EXERCISE: Quote the listing below word for word, stopping after the line that contains "t2_a_lo = [0.34, 0.36, 0.50, 0.655, 0.66]".

DATA SEGMENT:
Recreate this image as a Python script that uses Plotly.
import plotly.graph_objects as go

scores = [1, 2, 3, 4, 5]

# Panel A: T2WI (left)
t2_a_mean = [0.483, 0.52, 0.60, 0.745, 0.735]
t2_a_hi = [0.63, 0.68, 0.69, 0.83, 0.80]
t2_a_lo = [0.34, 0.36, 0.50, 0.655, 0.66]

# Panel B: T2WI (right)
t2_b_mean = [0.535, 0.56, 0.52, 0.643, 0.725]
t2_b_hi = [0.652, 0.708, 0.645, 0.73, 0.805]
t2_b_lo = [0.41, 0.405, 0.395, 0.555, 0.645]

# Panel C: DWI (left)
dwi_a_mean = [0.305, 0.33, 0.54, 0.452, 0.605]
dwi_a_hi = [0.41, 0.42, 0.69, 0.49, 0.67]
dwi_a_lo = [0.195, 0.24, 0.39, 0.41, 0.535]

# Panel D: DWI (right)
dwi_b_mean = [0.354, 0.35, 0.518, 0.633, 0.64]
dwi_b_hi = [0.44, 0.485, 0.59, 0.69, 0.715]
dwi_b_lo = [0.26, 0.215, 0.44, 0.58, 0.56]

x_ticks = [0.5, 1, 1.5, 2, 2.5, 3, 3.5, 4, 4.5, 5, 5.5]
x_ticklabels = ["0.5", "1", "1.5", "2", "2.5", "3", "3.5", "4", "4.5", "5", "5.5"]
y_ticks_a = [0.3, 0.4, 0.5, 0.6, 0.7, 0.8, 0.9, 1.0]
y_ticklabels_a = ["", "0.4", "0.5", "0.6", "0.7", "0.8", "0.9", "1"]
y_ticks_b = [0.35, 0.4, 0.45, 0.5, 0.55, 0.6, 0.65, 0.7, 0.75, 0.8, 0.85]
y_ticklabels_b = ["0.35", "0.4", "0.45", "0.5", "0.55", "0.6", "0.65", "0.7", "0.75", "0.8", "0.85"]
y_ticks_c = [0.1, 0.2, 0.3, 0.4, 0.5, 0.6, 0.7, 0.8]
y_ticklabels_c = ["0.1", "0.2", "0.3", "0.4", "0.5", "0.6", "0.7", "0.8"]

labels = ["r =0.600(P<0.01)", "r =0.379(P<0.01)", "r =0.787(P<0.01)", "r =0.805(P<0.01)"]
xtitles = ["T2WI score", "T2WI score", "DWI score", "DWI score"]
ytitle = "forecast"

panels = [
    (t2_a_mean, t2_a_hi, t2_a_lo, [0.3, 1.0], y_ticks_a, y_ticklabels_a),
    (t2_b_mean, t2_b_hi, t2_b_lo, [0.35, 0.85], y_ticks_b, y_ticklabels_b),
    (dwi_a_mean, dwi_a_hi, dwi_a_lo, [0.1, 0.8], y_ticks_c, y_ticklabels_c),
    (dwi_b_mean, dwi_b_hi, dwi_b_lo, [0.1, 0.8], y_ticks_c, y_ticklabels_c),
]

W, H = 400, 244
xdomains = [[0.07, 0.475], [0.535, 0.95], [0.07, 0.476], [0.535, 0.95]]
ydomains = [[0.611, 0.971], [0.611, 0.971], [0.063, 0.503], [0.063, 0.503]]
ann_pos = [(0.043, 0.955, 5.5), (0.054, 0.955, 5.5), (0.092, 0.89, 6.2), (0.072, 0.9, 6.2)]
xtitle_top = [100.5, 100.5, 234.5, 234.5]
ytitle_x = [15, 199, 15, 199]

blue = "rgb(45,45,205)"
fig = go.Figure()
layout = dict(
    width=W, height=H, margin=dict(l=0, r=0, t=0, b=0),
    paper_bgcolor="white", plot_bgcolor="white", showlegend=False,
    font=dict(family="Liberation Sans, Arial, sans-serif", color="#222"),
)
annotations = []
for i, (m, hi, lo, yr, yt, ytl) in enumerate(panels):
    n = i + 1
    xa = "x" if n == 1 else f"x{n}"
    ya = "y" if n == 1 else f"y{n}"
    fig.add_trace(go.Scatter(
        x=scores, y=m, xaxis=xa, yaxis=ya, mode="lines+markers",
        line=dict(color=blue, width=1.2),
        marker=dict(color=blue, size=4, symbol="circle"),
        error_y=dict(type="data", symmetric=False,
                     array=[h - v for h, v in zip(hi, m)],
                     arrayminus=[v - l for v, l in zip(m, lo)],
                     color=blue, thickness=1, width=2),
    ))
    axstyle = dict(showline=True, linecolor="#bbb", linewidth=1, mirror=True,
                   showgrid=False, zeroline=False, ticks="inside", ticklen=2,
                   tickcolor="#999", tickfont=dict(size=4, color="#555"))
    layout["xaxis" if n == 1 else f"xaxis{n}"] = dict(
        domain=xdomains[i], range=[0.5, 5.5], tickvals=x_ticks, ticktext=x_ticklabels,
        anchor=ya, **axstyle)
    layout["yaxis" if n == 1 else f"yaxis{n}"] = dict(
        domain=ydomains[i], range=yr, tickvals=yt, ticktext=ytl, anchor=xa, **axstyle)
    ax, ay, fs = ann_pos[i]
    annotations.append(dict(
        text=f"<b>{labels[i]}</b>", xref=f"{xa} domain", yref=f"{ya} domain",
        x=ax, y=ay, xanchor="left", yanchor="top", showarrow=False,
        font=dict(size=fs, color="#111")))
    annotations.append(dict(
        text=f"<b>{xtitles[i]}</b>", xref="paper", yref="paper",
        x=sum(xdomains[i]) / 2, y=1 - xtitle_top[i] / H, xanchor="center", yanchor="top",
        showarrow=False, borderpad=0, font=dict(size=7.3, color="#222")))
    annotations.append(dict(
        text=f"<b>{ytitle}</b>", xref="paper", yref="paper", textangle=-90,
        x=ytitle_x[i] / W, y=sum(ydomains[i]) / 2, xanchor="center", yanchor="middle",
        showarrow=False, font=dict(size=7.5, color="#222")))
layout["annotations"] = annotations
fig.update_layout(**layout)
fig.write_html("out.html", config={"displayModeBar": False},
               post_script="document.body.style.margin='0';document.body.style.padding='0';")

EXERCISE RESULT:
Recreate this image as a Python script that uses Plotly.
import plotly.graph_objects as go

scores = [1, 2, 3, 4, 5]

# Panel A: T2WI (left)
t2_a_mean = [0.483, 0.52, 0.60, 0.745, 0.735]
t2_a_hi = [0.63, 0.68, 0.69, 0.83, 0.80]
t2_a_lo = [0.34, 0.36, 0.50, 0.655, 0.66]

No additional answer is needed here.